Region $D$ is given by $x^2+(y-2)^2=4$ and $x^2+(y-1)^2=1$.
$$\iint _D xy^2dxdy $$
I THINK I can compute this by $$\iint _{D_1\setminus D_2}xy^2dxdy $$, where $D^1$ is the large circle and $D_2$ the smaller circle.

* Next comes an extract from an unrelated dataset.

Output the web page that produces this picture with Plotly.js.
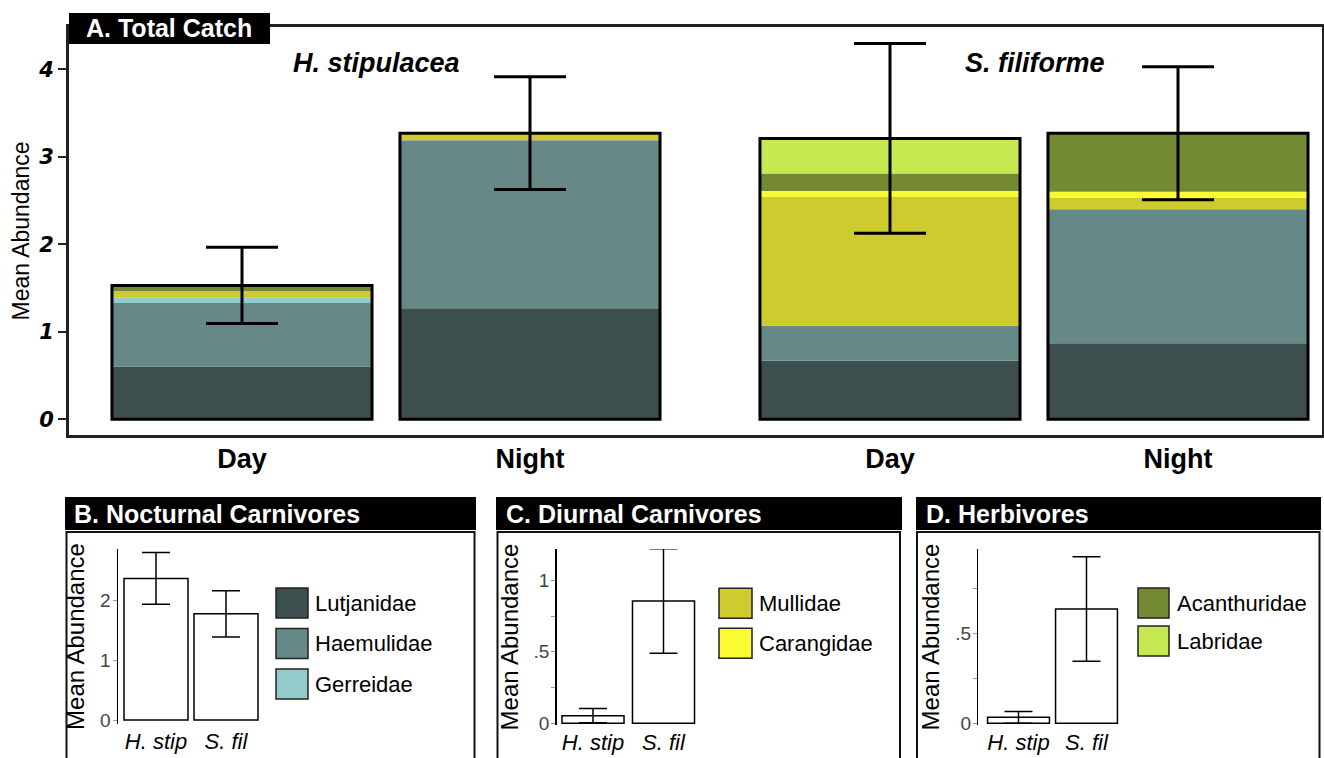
<!DOCTYPE html>
<html>
<head>
<meta charset="utf-8">
<script src="https://cdn.plot.ly/plotly-3.0.1.min.js"></script>
<style>
  html, body { margin: 0; padding: 0; background: #ffffff; }
  #chart { width: 1324px; height: 758px; }
</style>
</head>
<body>
<div id="chart"></div>
<script>
// ---------------- DATA ----------------
const periods = ['Day', 'Night', 'Day', 'Night'];
const habitats = ['H. stipulacea', 'S. filiforme'];
const families = ['Lutjanidae', 'Haemulidae', 'Gerreidae', 'Mullidae', 'Carangidae', 'Acanthuridae', 'Labridae'];
const lutjanidae   = [0.60, 1.27, 0.67, 0.87];
const haemulidae   = [0.73, 1.92, 0.40, 1.53];
const gerreidae    = [0.06, 0.00, 0.00, 0.00];
const mullidae     = [0.075, 0.08, 1.47, 0.13];
const carangidae   = [0.00, 0.00, 0.07, 0.07];
const acanthuridae = [0.065, 0.00, 0.20, 0.67];
const labridae     = [0.00, 0.00, 0.40, 0.00];
const totalErr     = [0.435, 0.645, 1.085, 0.76];

const panelCats = ['H. stip', 'S. fil'];
const nocturnalMean = [2.36, 1.77];
const nocturnalErr  = [0.43, 0.385];
const diurnalMean   = [0.053, 0.855];
const diurnalErr    = [0.05, 0.365];
const herbivoreMean = [0.033, 0.635];
const herbivoreErr  = [0.033, 0.29];

const panelTitles = ['A. Total Catch', 'B. Nocturnal Carnivores', 'C. Diurnal Carnivores', 'D. Herbivores'];
const nocturnalFamilies = ['Lutjanidae', 'Haemulidae', 'Gerreidae'];
const diurnalFamilies = ['Mullidae', 'Carangidae'];
const herbivoreFamilies = ['Acanthuridae', 'Labridae'];

// ---------------- STYLE ----------------
const W = 1324, H = 758;
const px = x => x / W;
const py = y => 1 - y / H;
const FONT = 'Liberation Sans, Arial, sans-serif';
const familyColors = {
  'Lutjanidae': '#3c4f4e',
  'Haemulidae': '#668987',
  'Gerreidae': '#94cbcb',
  'Mullidae': '#cecb2f',
  'Carangidae': '#fbfb33',
  'Acanthuridae': '#738a33',
  'Labridae': '#c6e952'
};
const stackValues = [lutjanidae, haemulidae, gerreidae, mullidae, carangidae, acanthuridae, labridae];

// main positions: two groups of two bars
const groupGap = 0.25;
const xPos = periods.map((p, i) => i + groupGap * Math.floor(i / 2));
const mainUnit = 288, mainC0 = 242;
const mainRange = [(69 - mainC0) / mainUnit, (1322 - mainC0) / mainUnit];

const traces = [];
const cum = periods.map(() => 0);
families.forEach((fam, k) => {
  const vals = stackValues[k];
  traces.push({
    type: 'bar', x: xPos, y: vals, base: cum.slice(), width: 0.903,
    marker: { color: familyColors[fam], line: { width: 0 } },
    name: fam, showlegend: false, xaxis: 'x', yaxis: 'y', hoverinfo: 'skip'
  });
  vals.forEach((v, i) => { cum[i] += v; });
});
traces.push({
  type: 'bar', x: xPos, y: cum.slice(), base: periods.map(() => 0), width: 0.903,
  marker: { color: 'rgba(0,0,0,0)', line: { width: 3, color: '#000' } },
  error_y: { type: 'data', array: totalErr, color: '#000', thickness: 3, width: 36 },
  showlegend: false, xaxis: 'x', yaxis: 'y', hoverinfo: 'skip'
});

// small panels
const panels = [
  { mean: nocturnalMean, err: nocturnalErr, fams: nocturnalFamilies, ax: 118, c0: 156, sp: 70, bw: 0.914,
    ytop: 549, ybot: 724, yzero: 720, yunit: 60, tickvals: [0, 1, 2], ticktext: ['0', '1', '2'],
    swX: [276, 308], swY: [603, 643.5, 684], labX: 313, ytitleStand: 8 },
  { mean: diurnalMean, err: diurnalErr, fams: diurnalFamilies, ax: 556.7, c0: 593, sp: 70.5, bw: 0.88,
    ytop: 549, ybot: 725, yzero: 723.3, yunit: 143, tickvals: [0, 0.25, 0.5, 0.75, 1], ticktext: ['0', '', '.5', '', '1'],
    swX: [719, 752], swY: [603.3, 643.3], labX: 757, ytitleStand: 8 },
  { mean: herbivoreMean, err: herbivoreErr, fams: herbivoreFamilies, ax: 978.3, c0: 1018.5, sp: 68, bw: 0.91,
    ytop: 549, ybot: 725, yzero: 723.3, yunit: 180, tickvals: [0, 0.25, 0.5, 0.75], ticktext: ['0', '', '.5', ''],
    swX: [1138, 1169], swY: [603, 641], labX: 1175, ytitleStand: 8 }
];

const layout = {
  width: W, height: H,
  margin: { l: 0, r: 0, t: 0, b: 0, pad: 0 },
  paper_bgcolor: '#ffffff', plot_bgcolor: 'rgba(0,0,0,0)',
  barmode: 'overlay',
  showlegend: false,
  font: { family: FONT, color: '#000' },
  xaxis: {
    domain: [px(69), px(1322)], range: mainRange, anchor: 'y',
    tickvals: xPos, ticktext: periods, ticks: '', showgrid: false, zeroline: false,
    showline: true, linecolor: '#222', linewidth: 3, mirror: true,
    tickfont: { family: FONT, size: 27, weight: 'bold', color: '#000' },
    ticklabelstandoff: -2
  },
  yaxis: {
    domain: [py(435), py(27)], range: [(419.3 - 435) / 87.5, (419.3 - 27) / 87.5], anchor: 'x',
    tickvals: [0, 1, 2, 3, 4], ticks: 'outside', ticklen: 8, tickwidth: 2, tickcolor: '#222',
    showgrid: false, zeroline: false, showline: true, linecolor: '#222', linewidth: 3, mirror: true,
    tickfont: { family: 'DejaVu Sans, sans-serif', size: 21, weight: 'bold', style: 'italic', color: '#000' },
    ticklabelstandoff: 0,
    title: { text: 'Mean Abundance', font: { family: FONT, size: 23, color: '#000' }, standoff: 3 }
  },
  shapes: [], annotations: []
};

panels.forEach((p, j) => {
  const n = j + 2;
  const xr = [(p.ax - p.c0) / p.sp, (p.ax + 200 - p.c0) / p.sp];
  layout['xaxis' + n] = {
    domain: [px(p.ax), px(p.ax + 200)], range: xr, anchor: 'y' + n,
    tickvals: panelCats.map((c, i) => i), ticktext: panelCats, ticks: '', showline: false,
    showgrid: false, zeroline: false,
    tickfont: { family: FONT, size: 22, style: 'italic', color: '#000' }, ticklabelstandoff: 2
  };
  layout['yaxis' + n] = {
    domain: [py(p.ybot), py(p.ytop)], range: [(p.yzero - p.ybot) / p.yunit, (p.yzero - p.ytop) / p.yunit],
    anchor: 'x' + n, tickvals: p.tickvals, ticktext: p.ticktext, ticks: 'outside', ticklen: 4, tickwidth: 1,
    tickcolor: '#999', showgrid: false, zeroline: false, showline: true, linecolor: '#000', linewidth: 1.5,
    tickfont: { family: FONT, size: 19, color: '#444' }, ticklabelstandoff: -2,
    title: { text: 'Mean Abundance', font: { family: FONT, size: 24, color: '#000' }, standoff: p.ytitleStand }
  };
  traces.push({
    type: 'bar', x: panelCats.map((c, i) => i), y: p.mean, width: p.bw,
    marker: { color: '#ffffff', line: { width: 1.5, color: '#000' } },
    error_y: { type: 'data', array: p.err, color: '#000', thickness: 1.5, width: 14 },
    xaxis: 'x' + n, yaxis: 'y' + n, showlegend: false, hoverinfo: 'skip'
  });
  // legend swatches
  p.fams.forEach((fam, i) => {
    const cy = p.swY[i];
    layout.shapes.push({
      type: 'rect', xref: 'paper', yref: 'paper', layer: 'above',
      x0: px(p.swX[0]), x1: px(p.swX[1]), y0: py(cy + 15), y1: py(cy - 15),
      fillcolor: familyColors[fam], line: { color: '#222', width: 1.5 }
    });
    layout.annotations.push({
      xref: 'paper', yref: 'paper', x: px(p.labX), y: py(cy), xanchor: 'left', yanchor: 'middle',
      text: fam, showarrow: false, font: { family: FONT, size: 22, color: '#000' }
    });
  });
});

// panel frames and header boxes
const headers = [
  { x0: 69, x1: 270, y0: 13, y1: 44, tx: 84, ty: 28.5 },
  { x0: 65, x1: 476, y0: 497, y1: 530, tx: 72, ty: 513.5 },
  { x0: 496, x1: 902, y0: 497, y1: 530, tx: 504, ty: 513.5 },
  { x0: 916, x1: 1321, y0: 497, y1: 530, tx: 924, ty: 513.5 }
];
const frames = [
  { x0: 66.5, x1: 474.5 }, { x0: 497.5, x1: 900 }, { x0: 917, x1: 1319.5 }
];
frames.forEach(f => {
  layout.shapes.push({
    type: 'rect', xref: 'paper', yref: 'paper', layer: 'below',
    x0: px(f.x0), x1: px(f.x1), y0: py(775), y1: py(532),
    fillcolor: 'rgba(0,0,0,0)', line: { color: '#111', width: 2 }
  });
});
headers.forEach((h, i) => {
  layout.shapes.push({
    type: 'rect', xref: 'paper', yref: 'paper', layer: 'above',
    x0: px(h.x0), x1: px(h.x1), y0: py(h.y1), y1: py(h.y0),
    fillcolor: '#000', line: { width: 0 }
  });
  layout.annotations.push({
    xref: 'paper', yref: 'paper', x: px(h.tx), y: py(h.ty), xanchor: 'left', yanchor: 'middle',
    text: panelTitles[i], showarrow: false,
    font: { family: FONT, size: 25, weight: 'bold', color: '#fff' }
  });
});

// habitat labels
[376, 1035].forEach((cx, i) => {
  layout.annotations.push({
    xref: 'paper', yref: 'paper', x: px(cx), y: py(63), xanchor: 'center', yanchor: 'middle',
    text: habitats[i], showarrow: false,
    font: { family: FONT, size: 27, weight: 'bold', style: 'italic', color: '#000' }
  });
});

Plotly.newPlot('chart', traces, layout, { staticPlot: true, displayModeBar: false });
</script>
</body>
</html>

If we convert to polar coordinates,either circle could (?) be traced by $r(\theta) = a\sin\theta, 0\leq\theta\leq\pi$. Then we get $$\int _0^\pi\int_0^{a\sin\theta}r^4\cos\theta\sin ^2\theta \,drd\theta = \frac{a^5}{5}\int_0^\pi \sin ^7\theta\cos\theta\, d\theta = \frac{a^5}{40}\sin ^8\theta\vert _0^\pi = 0$$ By the above the entire double integral would be $0$, which is incorrect. What am I doing wrong? Answer is given as $\frac{\pi}{128}$
In my opinion you are correct. Note that the region $D$ is symmetric with respect to the line $x=0$ and the integrand function is odd with respect to $x$ (i.e. $f(-x,y)=-f(x,y)$). Hence $$\iint_D f(x,y)dxdy=\iint_{D\cap\{x>0\}} f(x,y)dxdy+\iint_{D\cap\{x<0\}} f(x,y)dxdy\\ =\iint_{D\cap\{x>0\}} f(x,y)dxdy+\iint_{D\cap\{x>0\}} f(-x,y)dxdy=0$$ the integral of $f$ over $D$ is zero.